The Benefit of Hard, Manual Work

September 27, 2012 by John Andrew Williams

When I was in high school, I wanted so much to think big thoughts and make an impact on the world. I yearned for some significance and intellectualism.

I grew up in the South Hills of Pittsburgh, Pennsylvania. My backyard overlooked acres of farmland, and I spent my summers picking zucchini and corn in the mornings, and tomatoes in the afternoons.

When I first started as a middle schooler, I was slow. Painfully slow. And I wasn’t that good. I was the slowest in my row and I often missed veggies. I missed so many that someone had to check my row after I was finished. It was embarrassing, and I’m sure I wasn’t worth my wage.

I’m not even sure if my parents paid Tom Bebout, the farmer, my wage. I’ll ask them when they come to visit in August.

But each year I went back. For four years, I picked veggies and by the end I got pretty good. I got good enough that I wasn’t the slowest and I didn’t miss too many zucchini.

I got two major benefits from hard, manual work:

  1. When I went back to school in the fall, I thought that school was so easy. Moving things with the mind isn’t half as difficult as laboring a whole day in a field during a sweltering Pennsylvanian summer.
  2. I knew I was capable of working hard.

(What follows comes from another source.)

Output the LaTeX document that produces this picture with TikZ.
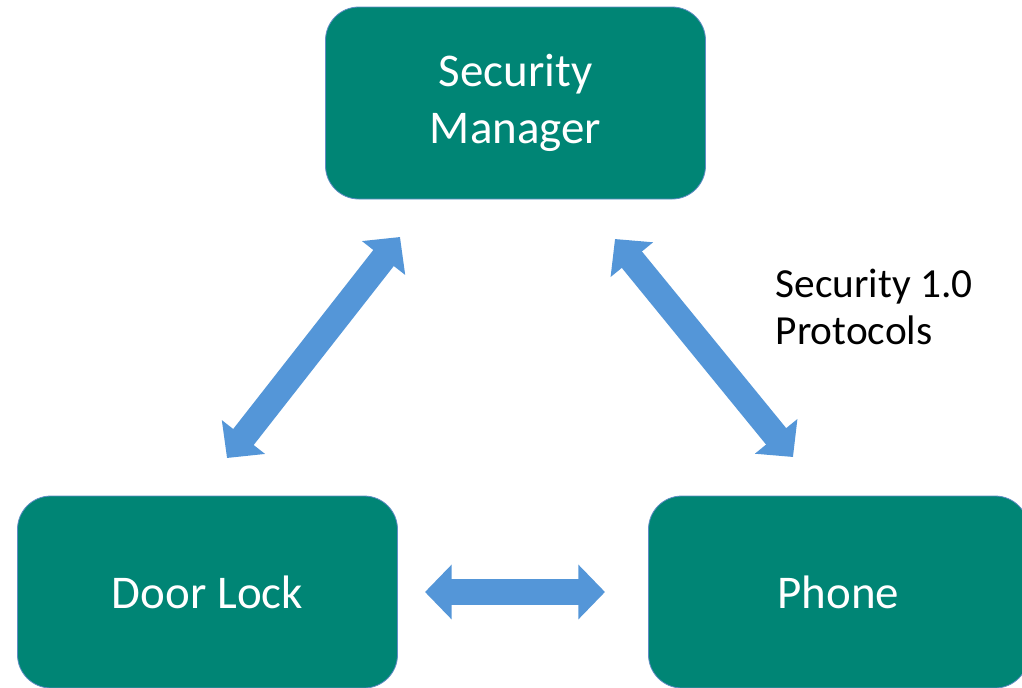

What I see in most high school students today is a lack of understanding about what work is. Contemporary society has placed such a premium on students who do intellectual, academic work yet challenges students to stay focused in an environment where they are provided even more technology to distract them.

Manual, physical labor is almost like a meditation – a retreat from the incessant technology barrage. Farm jobs may be scarce now. But hard, physical labor is never more than a few yards away.